Problem details →
Take the material below and extract the lines from the one with "Emit a LaTeX" through the one with "(0,0) rectangle (1184,457);", word for word, without pictures.

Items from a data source

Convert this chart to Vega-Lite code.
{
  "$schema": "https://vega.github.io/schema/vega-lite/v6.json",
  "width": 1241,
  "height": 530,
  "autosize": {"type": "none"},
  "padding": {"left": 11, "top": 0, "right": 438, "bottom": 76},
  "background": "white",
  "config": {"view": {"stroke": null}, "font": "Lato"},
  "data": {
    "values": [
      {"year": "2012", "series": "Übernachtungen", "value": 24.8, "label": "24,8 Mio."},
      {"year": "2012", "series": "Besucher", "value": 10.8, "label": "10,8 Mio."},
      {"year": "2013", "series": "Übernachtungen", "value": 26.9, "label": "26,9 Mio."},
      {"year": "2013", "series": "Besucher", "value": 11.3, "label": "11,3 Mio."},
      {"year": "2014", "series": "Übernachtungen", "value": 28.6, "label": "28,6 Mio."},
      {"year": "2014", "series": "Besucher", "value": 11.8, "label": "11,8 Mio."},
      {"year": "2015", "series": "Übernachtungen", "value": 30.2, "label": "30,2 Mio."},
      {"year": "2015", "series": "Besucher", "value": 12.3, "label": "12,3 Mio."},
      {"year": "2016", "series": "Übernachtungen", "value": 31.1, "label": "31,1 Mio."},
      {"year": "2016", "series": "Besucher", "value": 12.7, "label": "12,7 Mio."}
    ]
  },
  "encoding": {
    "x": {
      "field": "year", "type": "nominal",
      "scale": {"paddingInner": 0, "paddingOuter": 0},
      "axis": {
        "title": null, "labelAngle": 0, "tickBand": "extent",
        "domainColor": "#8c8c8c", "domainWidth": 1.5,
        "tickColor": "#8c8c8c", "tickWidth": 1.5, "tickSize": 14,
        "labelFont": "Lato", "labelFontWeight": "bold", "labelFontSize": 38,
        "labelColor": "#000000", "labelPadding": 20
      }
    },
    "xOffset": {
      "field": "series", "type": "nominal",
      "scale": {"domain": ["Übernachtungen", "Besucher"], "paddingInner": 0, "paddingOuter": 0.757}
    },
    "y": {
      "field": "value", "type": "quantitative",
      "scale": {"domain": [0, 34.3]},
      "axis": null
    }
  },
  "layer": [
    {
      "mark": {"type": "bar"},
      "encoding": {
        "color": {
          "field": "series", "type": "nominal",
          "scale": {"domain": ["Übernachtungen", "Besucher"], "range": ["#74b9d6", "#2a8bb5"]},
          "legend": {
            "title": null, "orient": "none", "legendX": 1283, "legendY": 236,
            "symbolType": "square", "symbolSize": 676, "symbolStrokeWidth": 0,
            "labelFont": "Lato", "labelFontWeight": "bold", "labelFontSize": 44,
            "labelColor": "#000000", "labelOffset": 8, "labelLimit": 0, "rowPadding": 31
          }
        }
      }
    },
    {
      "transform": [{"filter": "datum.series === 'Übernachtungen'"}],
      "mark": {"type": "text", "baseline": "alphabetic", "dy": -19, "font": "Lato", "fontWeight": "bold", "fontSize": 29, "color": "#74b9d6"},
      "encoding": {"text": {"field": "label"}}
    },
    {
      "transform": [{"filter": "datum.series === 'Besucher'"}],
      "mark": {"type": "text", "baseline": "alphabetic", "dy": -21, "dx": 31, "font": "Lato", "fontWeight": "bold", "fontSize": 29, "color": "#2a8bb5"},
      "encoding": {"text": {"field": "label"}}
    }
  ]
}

...

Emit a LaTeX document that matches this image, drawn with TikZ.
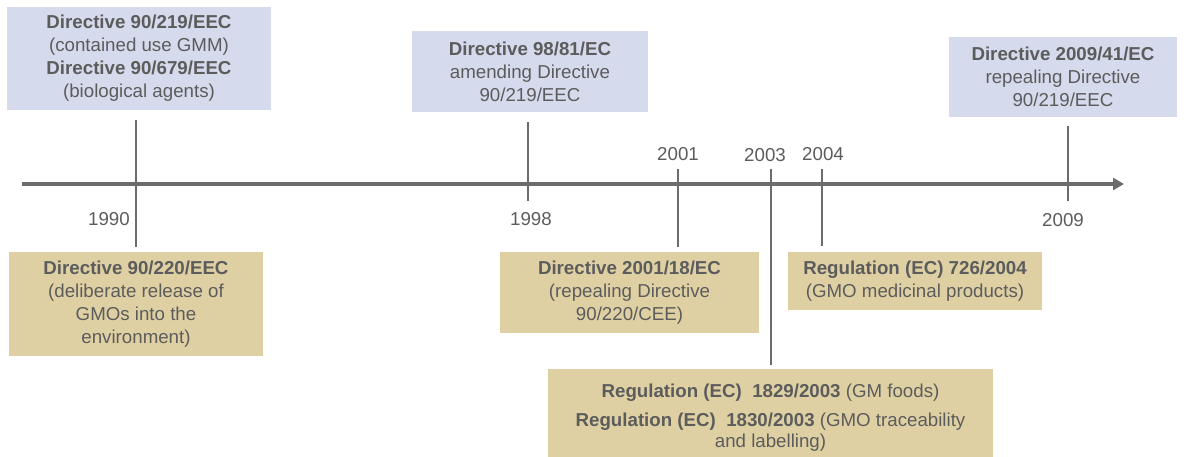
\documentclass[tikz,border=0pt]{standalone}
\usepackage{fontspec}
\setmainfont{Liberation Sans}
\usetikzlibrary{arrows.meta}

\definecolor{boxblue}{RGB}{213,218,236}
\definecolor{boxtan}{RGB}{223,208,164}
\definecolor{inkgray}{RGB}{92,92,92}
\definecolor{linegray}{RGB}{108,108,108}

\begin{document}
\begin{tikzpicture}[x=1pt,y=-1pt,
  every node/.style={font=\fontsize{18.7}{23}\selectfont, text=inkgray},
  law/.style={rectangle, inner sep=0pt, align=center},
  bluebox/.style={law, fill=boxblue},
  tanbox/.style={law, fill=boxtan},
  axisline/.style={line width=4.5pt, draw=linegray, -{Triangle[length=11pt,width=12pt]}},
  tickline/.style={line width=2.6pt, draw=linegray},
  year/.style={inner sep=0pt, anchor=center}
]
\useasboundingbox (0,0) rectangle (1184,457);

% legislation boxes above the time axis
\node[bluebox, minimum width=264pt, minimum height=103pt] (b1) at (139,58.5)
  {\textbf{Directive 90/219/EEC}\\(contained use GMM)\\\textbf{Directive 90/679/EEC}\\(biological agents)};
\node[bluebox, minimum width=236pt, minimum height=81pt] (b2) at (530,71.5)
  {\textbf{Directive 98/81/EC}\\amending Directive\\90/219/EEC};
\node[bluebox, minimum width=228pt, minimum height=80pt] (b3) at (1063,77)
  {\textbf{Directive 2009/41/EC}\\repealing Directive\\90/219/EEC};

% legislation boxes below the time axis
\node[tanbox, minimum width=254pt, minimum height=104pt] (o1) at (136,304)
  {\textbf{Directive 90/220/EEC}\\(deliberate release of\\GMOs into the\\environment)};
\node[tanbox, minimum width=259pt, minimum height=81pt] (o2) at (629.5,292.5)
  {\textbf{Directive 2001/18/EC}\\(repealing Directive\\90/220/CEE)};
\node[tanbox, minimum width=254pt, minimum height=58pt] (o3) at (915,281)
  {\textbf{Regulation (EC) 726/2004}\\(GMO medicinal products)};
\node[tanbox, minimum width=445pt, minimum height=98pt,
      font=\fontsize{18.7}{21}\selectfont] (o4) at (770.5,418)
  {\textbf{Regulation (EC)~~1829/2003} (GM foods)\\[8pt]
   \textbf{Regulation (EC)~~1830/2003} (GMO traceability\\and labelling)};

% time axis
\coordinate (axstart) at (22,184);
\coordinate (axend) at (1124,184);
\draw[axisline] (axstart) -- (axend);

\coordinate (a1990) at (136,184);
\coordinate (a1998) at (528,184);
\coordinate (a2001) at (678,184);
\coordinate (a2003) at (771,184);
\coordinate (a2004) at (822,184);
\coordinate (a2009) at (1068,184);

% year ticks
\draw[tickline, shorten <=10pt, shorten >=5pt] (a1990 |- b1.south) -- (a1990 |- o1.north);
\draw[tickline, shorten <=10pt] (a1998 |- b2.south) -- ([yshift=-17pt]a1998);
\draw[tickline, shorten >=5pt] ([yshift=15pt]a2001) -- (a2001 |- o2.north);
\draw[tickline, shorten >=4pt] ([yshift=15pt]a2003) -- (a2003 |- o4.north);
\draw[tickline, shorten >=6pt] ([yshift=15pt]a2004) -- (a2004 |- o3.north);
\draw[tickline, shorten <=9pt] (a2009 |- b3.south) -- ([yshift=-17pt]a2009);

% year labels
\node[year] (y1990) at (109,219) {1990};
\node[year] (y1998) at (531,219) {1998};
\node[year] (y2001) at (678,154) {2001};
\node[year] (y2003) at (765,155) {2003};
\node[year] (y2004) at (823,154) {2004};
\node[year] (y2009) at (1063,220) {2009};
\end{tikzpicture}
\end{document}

Reply →
Emit a LaTeX document that matches this image, drawn with TikZ.
\documentclass[tikz,border=0pt]{standalone}
\usepackage{fontspec}
\setmainfont{Liberation Sans}
\usetikzlibrary{arrows.meta}

\definecolor{boxblue}{RGB}{213,218,236}
\definecolor{boxtan}{RGB}{223,208,164}
\definecolor{inkgray}{RGB}{92,92,92}
\definecolor{linegray}{RGB}{108,108,108}

\begin{document}
\begin{tikzpicture}[x=1pt,y=-1pt,
  every node/.style={font=\fontsize{18.7}{23}\selectfont, text=inkgray},
  law/.style={rectangle, inner sep=0pt, align=center},
  bluebox/.style={law, fill=boxblue},
  tanbox/.style={law, fill=boxtan},
  axisline/.style={line width=4.5pt, draw=linegray, -{Triangle[length=11pt,width=12pt]}},
  tickline/.style={line width=2.6pt, draw=linegray},
  year/.style={inner sep=0pt, anchor=center}
]
\useasboundingbox (0,0) rectangle (1184,457);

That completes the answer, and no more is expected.